PP21C-1343:
Fluvial Tufa Evidence of Late Pleistocene Wet Intervals from Santa Barbara, Southern California

Tuesday, 16 December 2014
Yadira Ibarra1, Frank A Corsetti1, Sarah J Feakins1, Edward J Rhodes2 and Matthew E Kirby3, (1)University of Southern California, Los Angeles, CA, United States, (2)University of California Los Angeles, Los Angeles, CA, United States, (3)California State University Fullerton, Fullerton, CA, United States
Abstract:
Past pluvials in the western United States provide valuable context for understanding regional hydroclimate variability. Here we report evidence of conditions substantially wetter than today from fluvial tufa deposits located near Zaca Lake, Santa Barbara County, California that have been dated by radiocarbon (14C) and Infra-Red Stimulated Luminescence (IRSL). Two successions of tufa deposition occur within a small catchment that drains Miocene Monterey Formation bedrock: 1) a fluvial deposit (0−0.5 m thick, 200 m in extent) that formed along a narrow valley below a modern spring, and 2) a perched deposit about 10 m higher (2 m thick, 15 m in extent). IRSL and radiocarbon dating of the perched carbonates suggests at least two episodes of carbonate growth: one at 19.4 ± 2.4 (1σ) through 17.8 ± 2.8 (1σ) ka and another at 11.9 ± 1.5 (1σ) ka verified with a charcoal 14C age of 10.95 ± 0.12 (2σ) cal ka BP. The relationship between the perched and fluvial spring deposits is inferred to represent a drop in the water table of more than 10 m associated with a transition from a wet climate in the late glacial to a dry Holocene today.

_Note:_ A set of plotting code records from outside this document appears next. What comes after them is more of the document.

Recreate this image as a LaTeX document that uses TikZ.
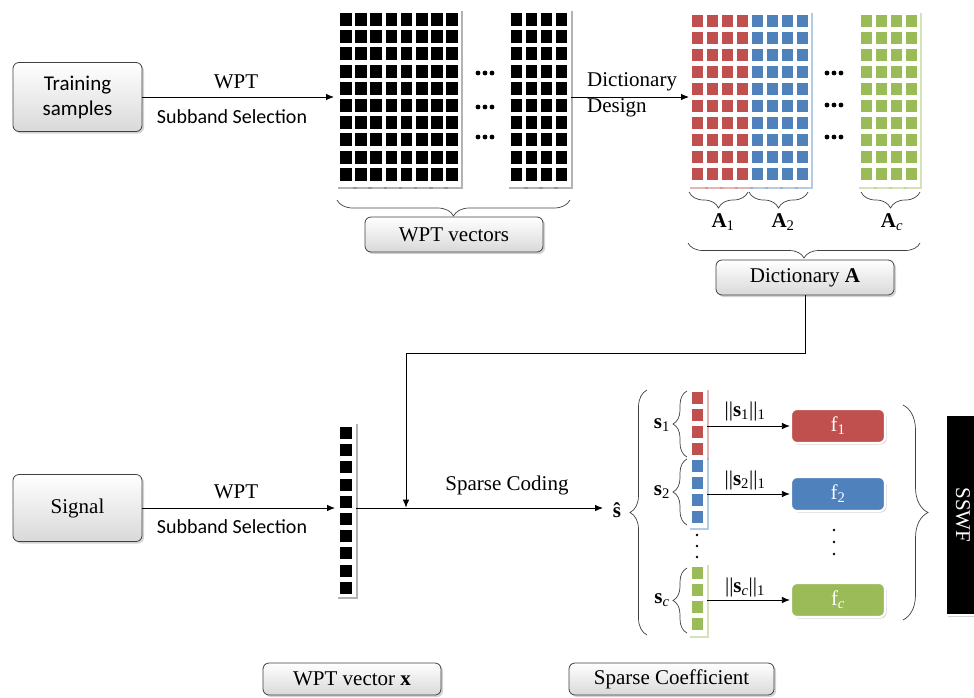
\documentclass[tikz,border=0pt]{standalone}
\usepackage{fontspec}
\setmainfont{Liberation Serif}
\newfontfamily\calfont{Carlito}
\usetikzlibrary{arrows.meta,shadows,decorations.pathreplacing,calc}

\definecolor{cred}{HTML}{C0504D}
\definecolor{cblue}{HTML}{4F81BD}
\definecolor{cgreen}{HTML}{9BBB59}
\definecolor{edge}{HTML}{404040}

\begin{document}
\begin{tikzpicture}[x=1pt,y=-1pt,
  lbl/.style={font=\rmfamily\fontsize{21}{26}\selectfont, inner sep=0pt},
  sans/.style={font=\calfont\fontsize{20}{24}\selectfont, inner sep=0pt},
  greybox/.style={draw=edge, line width=0.8pt, rounded corners=6pt,
    top color=white, bottom color=gray!30, inner sep=0pt,
    drop shadow={shadow xshift=2pt, shadow yshift=-2pt, opacity=0.35},
    font=\rmfamily\fontsize{21}{25}\selectfont},
  fbox/.style={draw=white, line width=2.2pt, rounded corners=6pt, fill=#1,
    text=white, minimum width=94pt, minimum height=34pt, inner sep=0pt,
    drop shadow={shadow xshift=1.5pt, shadow yshift=-1.5pt, opacity=0.35},
    font=\rmfamily\fontsize{21}{25}\selectfont},
  arr/.style={-{Latex[length=8pt,width=6.5pt]}, line width=0.8pt},
  brc/.style={decorate, decoration={brace, amplitude=#1}, draw=edge, line width=0.7pt},
  card/.style={fill=white, drop shadow={shadow xshift=1.5pt, shadow yshift=-1.5pt, opacity=0.6, fill=#1}},
]
\useasboundingbox (0,0) rectangle (974,697);

% ---------------- training branch ----------------
\node[greybox, minimum width=129pt, minimum height=69pt, align=center,
      font=\calfont\fontsize{21}{25}\selectfont] (train) at (77.5,97) {Training\\samples};
\coordinate (wptin) at (334,97);
\draw[arr] (train.east) -- (wptin);
\node[lbl] (wptA) at (236,82) {WPT};
\node[sans] (subA) at (232,117) {Subband Selection};

% stack of WPT vectors (left part)
\foreach \i in {0,...,7} {
  \pgfmathsetmacro\sx{340+15.2*\i}
  \fill[card=gray] (\sx-3.5,9) rectangle (\sx+15,187);
  \foreach \j in {0,...,9} \fill[black] (\sx,13+17.2*\j) rectangle ++(11.5,13);
}
% stack of WPT vectors (right part)
\foreach \i in {0,...,3} {
  \pgfmathsetmacro\sx{511+15*\i}
  \fill[card=gray] (\sx-3.5,9) rectangle (\sx+15,187);
  \foreach \j in {0,...,9} \fill[black] (\sx,13+17.2*\j) rectangle ++(11,13);
}
\foreach \yy in {73,107,137} \foreach \dx in {-7,0,7} \fill (485+\dx,\yy) circle (2.4pt);

\draw[brc=16pt] (570,200) -- (337,200);
\node[greybox, minimum width=178pt, minimum height=35pt] (wptvec) at (454,234.5) {WPT vectors};

% dictionary design
\coordinate (wptout) at (571,97);
\coordinate (dictin) at (689,97);
\draw[arr] (wptout) -- (dictin);
\node[lbl, align=left, anchor=west] (dlab) at (587,95) {Dictionary\\Design};

\foreach \i/\c in {0/cred,1/cred,2/cred,3/cred,4/cblue,5/cblue,6/cblue,7/cblue} {
  \pgfmathsetmacro\sx{692+15*\i}
  \fill[card=\c!70] (\sx-3.5,11) rectangle (\sx+14,187);
  \foreach \j in {0,...,9} \fill[\c] (\sx,15+17*\j) rectangle ++(10.5,12);
}
\foreach \i in {0,...,3} {
  \pgfmathsetmacro\sx{861+15*\i}
  \fill[card=cgreen!70] (\sx-3.5,11) rectangle (\sx+14,187);
  \foreach \j in {0,...,9} \fill[cgreen] (\sx,15+17*\j) rectangle ++(10.5,12);
}
\foreach \yy in {73,105,137} \foreach \dx in {-7,0,7} \fill (834+\dx,\yy) circle (2.4pt);

\draw[brc=16pt] (748,192) -- (689,192);
\draw[brc=16pt] (808,192) -- (749,192);
\draw[brc=16pt] (920,192) -- (861,192);
\node[lbl] (a1) at (723,222) {\textbf{A}\textsubscript{1}};
\node[lbl] (a2) at (783,222) {\textbf{A}\textsubscript{2}};
\node[lbl] (ac) at (892,222) {\textbf{A}\textsubscript{\itshape c}};

\draw[brc=15pt] (920,243) -- (688,243);
\node[greybox, minimum width=178pt, minimum height=35pt] (dictA) at (805,277.5) {Dictionary \textbf{A}};

% ---------------- signal branch ----------------
\node[greybox, minimum width=129pt, minimum height=67pt] (signal) at (77.5,508) {Signal};
\coordinate (xin) at (335,508);
\draw[arr] (signal.east) -- (xin);
\node[lbl] (wptB) at (236,492) {WPT};
\node[sans] (subB) at (232,527) {Subband Selection};

% WPT vector x
\fill[card=gray] (336,422) rectangle (356,597);
\foreach \j in {0,...,9} \fill[black] (340,427+17.2*\j) rectangle ++(12,12);
\coordinate (xout) at (356,508);
\coordinate (codeend) at (603,508);
\draw[arr] (xout) -- (codeend);
\node[lbl] (sc) at (507,485) {Sparse Coding};

% dictionary feeds the sparse coding
\coordinate (turn) at (406,353);
\coordinate (join) at (406,507.6);
\draw[line width=0.8pt] (dictA.south) |- (turn);
\draw[arr] (turn) -- (join);

\node[lbl] (shat) at (617,510) {\textbf{ŝ}};
\draw[brc=17pt] (647,635) -- (647,390);

% coefficient vector split into classes
\fill[card=cred!70] (688,388) rectangle (707,458);
\fill[card=cblue!70] (688,456) rectangle (707,528);
\fill[card=cgreen!70] (688,563) rectangle (707,636);
\foreach \j in {0,...,3} {
  \fill[cred] (692,392+17*\j) rectangle ++(11,12);
  \fill[cblue] (692,460+17*\j) rectangle ++(11,12);
  \fill[cgreen] (692,567+17*\j) rectangle ++(11,12);
}
\foreach \yy in {535,546,557} \fill (697,\yy) circle (1.3pt);

\draw[brc=14pt] (687,457) -- (687,391);
\draw[brc=14pt] (687,525) -- (687,459);
\draw[brc=14pt] (687,633) -- (687,568);
\node[lbl] (s1) at (662,425) {\textbf{s}\textsubscript{1}};
\node[lbl] (s2) at (662,492) {\textbf{s}\textsubscript{2}};
\node[lbl] (sc1) at (662,600) {\textbf{s}\textsubscript{\itshape c}};

% class features
\node[fbox=cred] (f1) at (838,426) {f\textsubscript{1}};
\node[fbox=cblue] (f2) at (838,494) {f\textsubscript{2}};
\node[fbox=cgreen] (fc) at (838,600) {f\textsubscript{\itshape c}};
\coordinate (o1) at (707,426);
\coordinate (o2) at (707,494);
\coordinate (o3) at (707,600);
\draw[arr] (o1) -- (f1.west);
\draw[arr] (o2) -- (f2.west);
\draw[arr] (o3) -- (fc.west);
\node[lbl] (n1) at (745,411) {||\textbf{s}\textsubscript{1}||\textsubscript{1}};
\node[lbl] (n2) at (745,480) {||\textbf{s}\textsubscript{2}||\textsubscript{1}};
\node[lbl] (n3) at (745,587) {||\textbf{s}\textsubscript{\itshape c}||\textsubscript{1}};
\foreach \yy in {530,542,554} \fill (834,\yy) circle (1.3pt);

\draw[brc=25pt] (903,405) -- (903,620);
\node[draw=white, line width=2.2pt, fill=black, text=white, rotate=-90,
      minimum width=200pt, minimum height=34pt, inner sep=0pt,
      drop shadow={shadow xshift=2pt, shadow yshift=-2pt, opacity=0.35},
      font=\rmfamily\fontsize{21}{25}\selectfont] (sswf) at (963,515) {SSWF};

% captions
\node[greybox, minimum width=178pt, minimum height=32pt] (wptx) at (352,679) {WPT vector \textbf{x}};
\node[greybox, minimum width=205pt, minimum height=32pt] (spco) at (671.5,679) {Sparse Coefficient};
\end{tikzpicture}
\end{document}
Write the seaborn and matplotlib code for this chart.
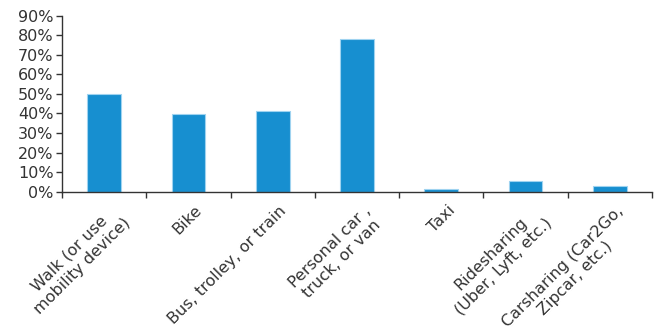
import matplotlib
matplotlib.use("Agg")
import matplotlib.pyplot as plt
import matplotlib.transforms as mtransforms
import seaborn as sns
import pandas as pd
from matplotlib.ticker import PercentFormatter, FixedLocator

categories = [
    "Walk (or use\nmobility device)",
    "Bike",
    "Bus, trolley, or train",
    "Personal car ,\ntruck, or van",
    "Taxi",
    "Ridesharing\n(Uber, Lyft, etc.)",
    "Carsharing (Car2Go,\nZipcar, etc.)",
]
shares = [50, 39.5, 41.5, 78, 1.2, 5.7, 2.8]
y_ticks = [0, 10, 20, 30, 40, 50, 60, 70, 80, 90]

sns.set_theme(style="white")
plt.rcParams["font.family"] = ["DejaVu Sans"]
text_color = "#333333"
font_size = 11.5

df = pd.DataFrame({"mode": categories, "share": shares})

fig = plt.figure(figsize=(6.6, 3.34), dpi=100)
ax = fig.add_axes([62 / 660, 1 - 191.7 / 334, 590 / 660, 176 / 334])

sns.barplot(data=df, x="mode", y="share", color="#178FD0", saturation=1,
            width=0.4, edgecolor="#9fd3f0", linewidth=0.8, ax=ax)

ax.set_ylim(0, 90)
ax.set_xlim(-0.5, len(categories) - 0.5)
ax.yaxis.set_major_locator(FixedLocator(y_ticks))
ax.yaxis.set_major_formatter(PercentFormatter(decimals=0))
ax.tick_params(axis="y", which="major", length=4, width=1, color=text_color,
               labelsize=font_size, labelcolor=text_color, pad=2, left=True)

# category boundaries carry the tick marks, labels sit on the centers
ax.set_xticks([i - 0.5 for i in range(len(categories) + 1)])
ax.set_xticklabels([])
ax.tick_params(axis="x", which="major", length=4, width=1, color=text_color, bottom=True)
ax.set_xticks(range(len(categories)), minor=True)
ax.set_xticklabels(categories, minor=True, rotation=45, ha="right",
                   va="top", rotation_mode="anchor", multialignment="center")
ax.tick_params(axis="x", which="minor", length=0, labelsize=font_size,
               labelcolor=text_color, pad=8)
for lbl in ax.get_xticklabels(minor=True):
    lbl.set_transform(lbl.get_transform() + mtransforms.ScaledTranslation(6 / 100, 0, fig.dpi_scale_trans))

ax.set_xlabel("")
ax.set_ylabel("")
for side in ["top", "right"]:
    ax.spines[side].set_visible(False)
for side in ["left", "bottom"]:
    ax.spines[side].set_color(text_color)
    ax.spines[side].set_linewidth(1)

fig.savefig("out.png", dpi=100)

The wet period indicated by tufa growth between 19.4 and 17.8 ka is relatively consistent with other California climate records both north and south of Zaca Lake. However, tufa growth ca. 12 to 11 ka demonstrates wet conditions occurred as far south as Zaca Lake during the Younger Dryas event, in contrast to climate records farther south in Lake Elsinore indicating persistently dry conditions through this interval. A small shift north in the average position of the winter season storm track could explain wet winters at Zaca while at the same time generating dry winters at Lake Elsinore, 275 km southwest of Zaca. If true, these data indicate that rather small latitudinal shifts in the average winter season storm track can produce large changes in regional hydroclimate.